== WRITTEN PROBLEM ==
Leave out the pictures and set down exactly the lines from the start of the listing through the one with "35, 40, 45]", both included.
-- BEGIN DATASET EXTRACT --
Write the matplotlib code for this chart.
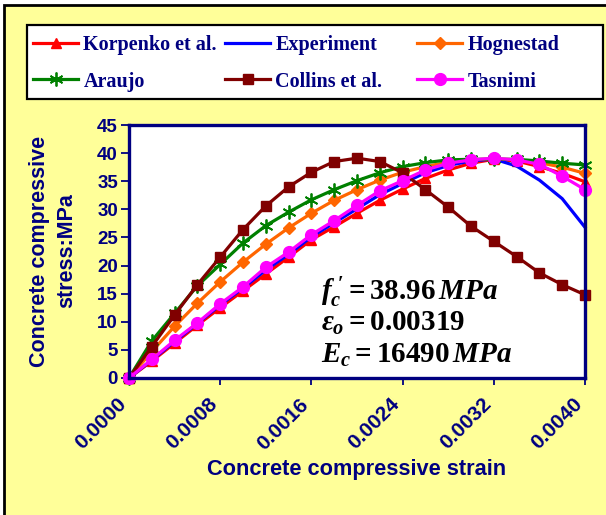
import matplotlib
matplotlib.use("Agg")
import matplotlib.pyplot as plt
import matplotlib.transforms as mtransforms
from matplotlib.patches import Rectangle

# Data (strain every 0.0002, stress in MPa)
strain = [0.0000, 0.0002, 0.0004, 0.0006, 0.0008, 0.0010, 0.0012, 0.0014, 0.0016, 0.0018, 0.0020,
          0.0022, 0.0024, 0.0026, 0.0028, 0.0030, 0.0032, 0.0034, 0.0036, 0.0038, 0.0040]

korpenko = [0.0, 3.0, 6.2, 9.4, 12.5, 15.5, 18.5, 21.5, 24.6, 26.9, 29.3,
            31.6, 33.6, 35.5, 37.0, 38.2, 38.9, 38.6, 37.6, 36.4, 34.9]
experiment = [0.0, 3.2, 6.5, 9.7, 13.0, 16.0, 19.2, 22.0, 25.1, 27.6, 30.1,
              32.6, 34.6, 36.5, 37.8, 38.6, 38.96, 37.7, 35.2, 31.9, 26.8]
hognestad = [0.0, 4.7, 9.2, 13.3, 17.1, 20.6, 23.8, 26.7, 29.3, 31.6, 33.5,
             35.2, 36.6, 37.6, 38.4, 38.8, 38.96, 38.8, 38.3, 37.5, 36.4]
araujo = [0.0, 6.6, 11.5, 16.4, 20.2, 24.0, 27.1, 29.5, 31.7, 33.5, 35.1,
          36.5, 37.6, 38.3, 38.8, 38.9, 38.9, 38.9, 38.6, 38.2, 37.9]
collins = [0.0, 5.6, 11.2, 16.6, 21.5, 26.4, 30.6, 34.0, 36.6, 38.5, 39.1,
           38.5, 36.5, 33.5, 30.4, 27.0, 24.3, 21.6, 18.7, 16.6, 14.8]
tasnimi = [0.0, 3.3, 6.7, 9.8, 13.2, 16.2, 19.7, 22.4, 25.5, 28.0, 30.7,
           33.3, 35.1, 37.0, 38.2, 38.8, 39.1, 38.8, 38.0, 35.9, 33.5]

xticks = [0.0000, 0.0008, 0.0016, 0.0024, 0.0032, 0.0040]
yticks = [0, 5, 10, 15, 20, 25, 30, 35, 40, 45]

navy = "#000080"
W, H = 606, 515

plt.rcParams['mathtext.fontset'] = 'custom'
plt.rcParams['mathtext.it'] = 'Liberation Serif:italic:bold'
plt.rcParams['mathtext.rm'] = 'Liberation Serif:bold'
plt.rcParams['mathtext.bf'] = 'Liberation Serif:bold'

fig = plt.figure(figsize=(W / 100, H / 100), dpi=100, facecolor="white")

# yellow chart area with black border
fig.patches.append(Rectangle((4 / W, -0.05), 1.1, 1.05 - 5 / H, transform=fig.transFigure,
                             facecolor="#FFFF99", edgecolor="black", linewidth=2, zorder=-10))
# legend frame
fig.patches.append(Rectangle((27 / W, 1 - 99 / H), 576 / W, 74 / H, transform=fig.transFigure,
                             facecolor="white", edgecolor="black", linewidth=1.6, zorder=-5))

ax = fig.add_axes([129 / W, 1 - 378 / H, 456 / W, 253 / H])
ax.set_facecolor("white")

lw = 2.3
l1, = ax.plot(strain, korpenko, color="#FF0000", lw=lw, marker="^", ms=7, label="Korpenko et al.")
l2, = ax.plot(strain, experiment, color="#0000FF", lw=lw, label="Experiment")
l3, = ax.plot(strain, hognestad, color="#FF6600", lw=lw, marker="D", ms=6, label="Hognestad")
l4, = ax.plot(strain, araujo, color="#008000", lw=lw, marker=(6, 2, 0), ms=10, mew=1.3, label="Araujo")
l5, = ax.plot(strain, collins, color="#800000", lw=lw, marker="s", ms=7.5, label="Collins et al.")
l6, = ax.plot(strain, tasnimi, color="#FF00FF", lw=lw, marker="o", ms=8.5, label="Tasnimi")
for l in (l1, l2, l3, l4, l5, l6):
    l.set_clip_on(False)

ax.set_xlim(0, 0.0040)
ax.set_ylim(0, 45)
ax.set_xticks(xticks)
ax.set_xticklabels([f"{v:.4f}" for v in xticks], rotation=45, ha="right", va="top",
                   rotation_mode="anchor")
ax.set_yticks(yticks)
ax.tick_params(axis="x", direction="out", length=5, width=1.3, color=navy, pad=7)
ax.tick_params(axis="y", direction="out", length=6, width=1.3, color=navy, pad=2)
for lab in ax.get_yticklabels():
    lab.set_fontsize(13.5)
for lab in ax.get_xticklabels():
    lab.set_fontsize(15)
for lab in ax.get_xticklabels() + ax.get_yticklabels():
    lab.set_fontfamily("Liberation Sans")
    lab.set_fontweight("bold")
    lab.set_color(navy)
# shift rotated labels a little left of their ticks
shift = mtransforms.ScaledTranslation(-9 / 72, 0, fig.dpi_scale_trans)
for lab in ax.get_xticklabels():
    lab.set_transform(lab.get_transform() + shift)
for sp in ax.spines.values():
    sp.set_color(navy)
    sp.set_linewidth(2.4)

fig.text(357 / W, 1 - 470 / H, "Concrete compressive strain", ha="center", va="center",
         fontsize=15.7, fontweight="bold", color=navy, family="Liberation Sans")
fig.text(53 / W, 1 - 251 / H, "Concrete compressive\nstress:MPa", ha="center", va="center",
         rotation=90, fontsize=15.5, fontweight="bold", color=navy, family="Liberation Sans",
         linespacing=1.35, multialignment="center")

# material parameters
ann = dict(fontsize=21, va="center", ha="left", color="black")
fig.text(321 / W, 1 - 292 / H, r"$f_c^{\;\prime} = 38.96\,MPa$", **ann)
fig.text(321 / W, 1 - 323 / H, r"$\varepsilon_o = 0.00319$", **ann)
fig.text(321 / W, 1 - 355 / H, r"$E_c = 16490\,MPa$", **ann)

# legend: three columns of two entries each
columns = [(33, [l1, l4]), (225, [l2, l5]), (417, [l3, l6])]
for x0, hs in columns:
    leg = fig.legend(handles=hs, labels=[h.get_label() for h in hs], loc="upper left",
                     bbox_to_anchor=(x0 / W, 1 - 35 / H), frameon=False,
                     prop={"family": "Liberation Serif", "weight": "bold", "size": 14.5},
                     handlelength=2.25, handletextpad=0.25, labelspacing=0.82,
                     borderpad=0, borderaxespad=0)
    for t in leg.get_texts():
        t.set_color(navy)

fig.savefig("out.png", dpi=100, facecolor=fig.get_facecolor())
-- END DATASET EXTRACT --
== IN RESPONSE ==
Write the matplotlib code for this chart.
import matplotlib
matplotlib.use("Agg")
import matplotlib.pyplot as plt
import matplotlib.transforms as mtransforms
from matplotlib.patches import Rectangle

# Data (strain every 0.0002, stress in MPa)
strain = [0.0000, 0.0002, 0.0004, 0.0006, 0.0008, 0.0010, 0.0012, 0.0014, 0.0016, 0.0018, 0.0020,
          0.0022, 0.0024, 0.0026, 0.0028, 0.0030, 0.0032, 0.0034, 0.0036, 0.0038, 0.0040]

korpenko = [0.0, 3.0, 6.2, 9.4, 12.5, 15.5, 18.5, 21.5, 24.6, 26.9, 29.3,
            31.6, 33.6, 35.5, 37.0, 38.2, 38.9, 38.6, 37.6, 36.4, 34.9]
experiment = [0.0, 3.2, 6.5, 9.7, 13.0, 16.0, 19.2, 22.0, 25.1, 27.6, 30.1,
              32.6, 34.6, 36.5, 37.8, 38.6, 38.96, 37.7, 35.2, 31.9, 26.8]
hognestad = [0.0, 4.7, 9.2, 13.3, 17.1, 20.6, 23.8, 26.7, 29.3, 31.6, 33.5,
             35.2, 36.6, 37.6, 38.4, 38.8, 38.96, 38.8, 38.3, 37.5, 36.4]
araujo = [0.0, 6.6, 11.5, 16.4, 20.2, 24.0, 27.1, 29.5, 31.7, 33.5, 35.1,
          36.5, 37.6, 38.3, 38.8, 38.9, 38.9, 38.9, 38.6, 38.2, 37.9]
collins = [0.0, 5.6, 11.2, 16.6, 21.5, 26.4, 30.6, 34.0, 36.6, 38.5, 39.1,
           38.5, 36.5, 33.5, 30.4, 27.0, 24.3, 21.6, 18.7, 16.6, 14.8]
tasnimi = [0.0, 3.3, 6.7, 9.8, 13.2, 16.2, 19.7, 22.4, 25.5, 28.0, 30.7,
           33.3, 35.1, 37.0, 38.2, 38.8, 39.1, 38.8, 38.0, 35.9, 33.5]

xticks = [0.0000, 0.0008, 0.0016, 0.0024, 0.0032, 0.0040]
yticks = [0, 5, 10, 15, 20, 25, 30, 35, 40, 45]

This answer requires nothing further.